The concert got off to a somewhat sleepy start, as befitted a dreary winter afternoon, but everybody was wide awake by the third tune, Fuller’s tricky “Oh By the Way.” Fuller, who along with J.J. Johnson saved the trombone from post-Swing terminal sweetness, demonstrated the diffuse, mellow yet edgy tone, the bopping lines, that makes his voice so unmistakable. Blanchard’s sassy solo and blistering cadenza were a mere taste of what was to come.
Golson, whose own compositions make up a one-man hit parade, was master of ceremonies, introducing the players and the songs in a courtly, Ellingtonian style not unlike his tenor sound — big, confident, colorful and insinuating, yet never showy. As much as his horn contributed, it was his pen, his famous “Blues March,” that lit up the band, with Washington walking in double time, Blanchard bugling the paint off the walls and Nash doing things with paradiddles 100 marching bands could not match.

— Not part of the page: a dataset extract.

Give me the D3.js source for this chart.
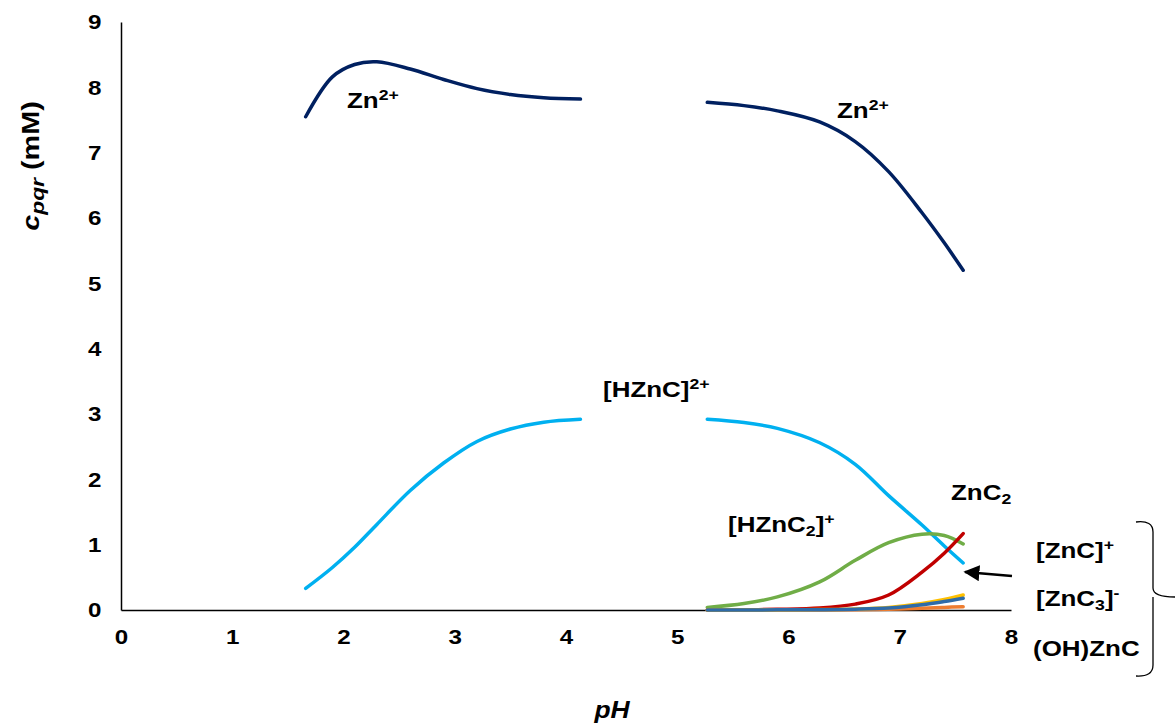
<!DOCTYPE html>
<html>
<head>
<meta charset="utf-8">
<script src="https://cdn.jsdelivr.net/npm/d3@7"></script>
<style>
  body { margin: 0; background: #fff; }
  text { font-family: "Liberation Sans", Arial, sans-serif; font-weight: bold; fill: #000; }
</style>
</head>
<body>
<div id="chart"></div>
<script>
// pH grid for the two computed ranges
const pHLow = [1.66, 1.9, 2.1, 2.3, 2.6, 2.9, 3.2, 3.5, 3.8, 4.13];
const pHHigh = [5.27, 5.6, 5.9, 6.28, 6.6, 6.9, 7.2, 7.4, 7.57];

// species concentrations (mM)
const znLow = [7.55, 8.16, 8.35, 8.39, 8.28, 8.12, 7.98, 7.89, 7.84, 7.82];
const znHigh = [7.77, 7.72, 7.64, 7.47, 7.17, 6.71, 6.08, 5.62, 5.2];
const hzncLow = [0.33, 0.65, 0.96, 1.31, 1.83, 2.25, 2.58, 2.77, 2.875, 2.92];
const hzncHigh = [2.92, 2.87, 2.78, 2.56, 2.23, 1.75, 1.3, 0.98, 0.72];
const hznc2High = [0.04, 0.1, 0.2, 0.43, 0.76, 1.03, 1.16, 1.14, 1.01];
const znc2High = [0, 0.003, 0.01, 0.03, 0.09, 0.23, 0.58, 0.87, 1.17];
const zncHigh = [0, 0, 0.002, 0.006, 0.015, 0.04, 0.1, 0.16, 0.23];
const ohzncHigh = [0, 0, 0, 0.001, 0.004, 0.01, 0.025, 0.04, 0.05];
const znc3High = [0, 0, 0.002, 0.005, 0.012, 0.03, 0.08, 0.13, 0.18];

const xTicks = [0, 1, 2, 3, 4, 5, 6, 7, 8];
const yTicks = [0, 1, 2, 3, 4, 5, 6, 7, 8, 9];

const width = 1175, height = 723;

const svg = d3.select("#chart").append("svg")
  .attr("width", width)
  .attr("height", height);

const x = d3.scaleLinear().domain([0, 8]).range([121, 1011]);
const y = d3.scaleLinear().domain([0, 9]).range([610, 22]);

// axes: no tick marks, only the lines and labels
const yAxis = svg.append("g")
  .attr("transform", `translate(${x(0)},0)`)
  .call(d3.axisLeft(y).tickValues(yTicks).tickSize(0).tickPadding(17));
const xAxis = svg.append("g")
  .attr("transform", `translate(0,${y(0)})`)
  .call(d3.axisBottom(x).tickValues(xTicks).tickSize(0).tickPadding(19));

[yAxis, xAxis].forEach(a => {
  a.select(".domain").attr("stroke", "#000").attr("stroke-width", 1.5);
  a.selectAll("text")
    .style("font-family", "'Liberation Sans', Arial, sans-serif")
    .style("font-weight", "bold")
    .style("font-size", "21px")
    .attr("transform", "scale(1.15,1)")
    .attr("fill", "#000");
});

// series lines
const series = [
  { px: pHLow, vals: znLow, color: "#002060" },
  { px: pHHigh, vals: znHigh, color: "#002060" },
  { px: pHLow, vals: hzncLow, color: "#00B0F0" },
  { px: pHHigh, vals: hzncHigh, color: "#00B0F0" },
  { px: pHHigh, vals: hznc2High, color: "#70AD47" },
  { px: pHHigh, vals: znc2High, color: "#C00000" },
  { px: pHHigh, vals: ohzncHigh, color: "#ED7D31" },
  { px: pHHigh, vals: zncHigh, color: "#FFC000" },
  { px: pHHigh, vals: znc3High, color: "#2E6BA8" },
];

const line = d3.line()
  .x(d => x(d[0]))
  .y(d => y(d[1]))
  .curve(d3.curveCatmullRom.alpha(0.5));

svg.append("g").selectAll("path")
  .data(series)
  .join("path")
  .attr("d", s => line(s.px.map((p, i) => [p, s.vals[i]])))
  .attr("fill", "none")
  .attr("stroke", s => s.color)
  .attr("stroke-width", 3.5)
  .attr("stroke-linecap", "round");

// text labels with sub/superscripts (slightly widened like the original)
function label(xPos, yPos, parts, size) {
  const t = svg.append("text")
    .attr("transform", `translate(${xPos},${yPos}) scale(1.18,1)`)
    .style("font-size", size + "px");
  parts.forEach(p => {
    const ts = t.append("tspan").text(p[0]);
    if (p[1] === "sup") ts.attr("dy", -8).style("font-size", (size * 0.68) + "px");
    if (p[1] === "sub") ts.attr("dy", 4).style("font-size", (size * 0.68) + "px");
    if (p[1] === "back") ts.attr("dy", p[2]);
  });
  return t;
}

label(347, 108, [["Zn"], ["2+", "sup"]], 22);
label(837, 118, [["Zn"], ["2+", "sup"]], 22);
label(603, 397, [["[HZnC]"], ["2+", "sup"]], 22);
label(951, 500, [["ZnC"], ["2", "sub"]], 22);
label(728, 532, [["[HZnC"], ["2", "sub"], ["]", "back", -4], ["+", "sup"]], 22);
label(1036, 558, [["[ZnC]"], ["+", "sup"]], 22);
label(1036, 606, [["[ZnC"], ["3", "sub"], ["]", "back", -4], ["-", "sup"]], 22);
label(1033, 656, [["(OH)ZnC"]], 22);

// arrow pointing at the low species
svg.append("defs").append("marker")
  .attr("id", "head")
  .attr("viewBox", "0 0 10 10")
  .attr("refX", 9).attr("refY", 5)
  .attr("markerWidth", 16).attr("markerHeight", 16)
  .attr("markerUnits", "userSpaceOnUse")
  .attr("orient", "auto")
  .append("path").attr("d", "M0,0L10,5L0,10Z").attr("fill", "#000");
svg.append("line")
  .attr("x1", 1012).attr("y1", 576)
  .attr("x2", 965).attr("y2", 572)
  .attr("stroke", "#000").attr("stroke-width", 2.4)
  .attr("marker-end", "url(#head)");

// curly bracket grouping the three minor species
svg.append("path")
  .attr("d", "M1136,522 Q1153,520 1153,532 L1153,588 Q1153,597 1175,597 M1153,597 Q1153,600 1153,606 L1153,665 Q1153,677 1136,676")
  .attr("fill", "none")
  .attr("stroke", "#000")
  .attr("stroke-width", 1.3);

// axis titles
const yTitle = svg.append("text")
  .attr("transform", "translate(39,166) rotate(-90) scale(1.2,1)")
  .attr("text-anchor", "middle")
  .style("font-size", "24px");
yTitle.append("tspan").text("c").style("font-style", "italic");
yTitle.append("tspan").text("pqr").style("font-style", "italic").style("font-size", "19px").attr("dy", 5);
yTitle.append("tspan").text(" (mM)").attr("dy", -5);

svg.append("text")
  .attr("transform", "translate(612,718) scale(1.15,1)")
  .attr("text-anchor", "middle")
  .style("font-size", "23px")
  .style("font-style", "italic")
  .text("pH");
</script>
</body>
</html>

The closer, and the high point of the concert, was “A Night In Tunisia.” Blakey’s playing was aptly described as a brushfire raging behind the band. Nash, best known for his subdued work with the great vocalist Betty Carter, clearly has an incendiary streak himself. His polyrhythmic intro to the Gillespie piece, switching from brushes to mallets to sticks, was astonishing, almost as astonishing the swooping, screaming solo Blanchard turned in that had the audience on its feet in an involuntary reflex.
Blakey was fond of saying jazz “cleans away the dust of everyday life.” With the `lite’ jazz crowd of today trying to do it with a trickle of tepid water and soap bubbles, these Jazz Messengers are a welcome reminder that sometimes the only way to get something really clean is to burn it.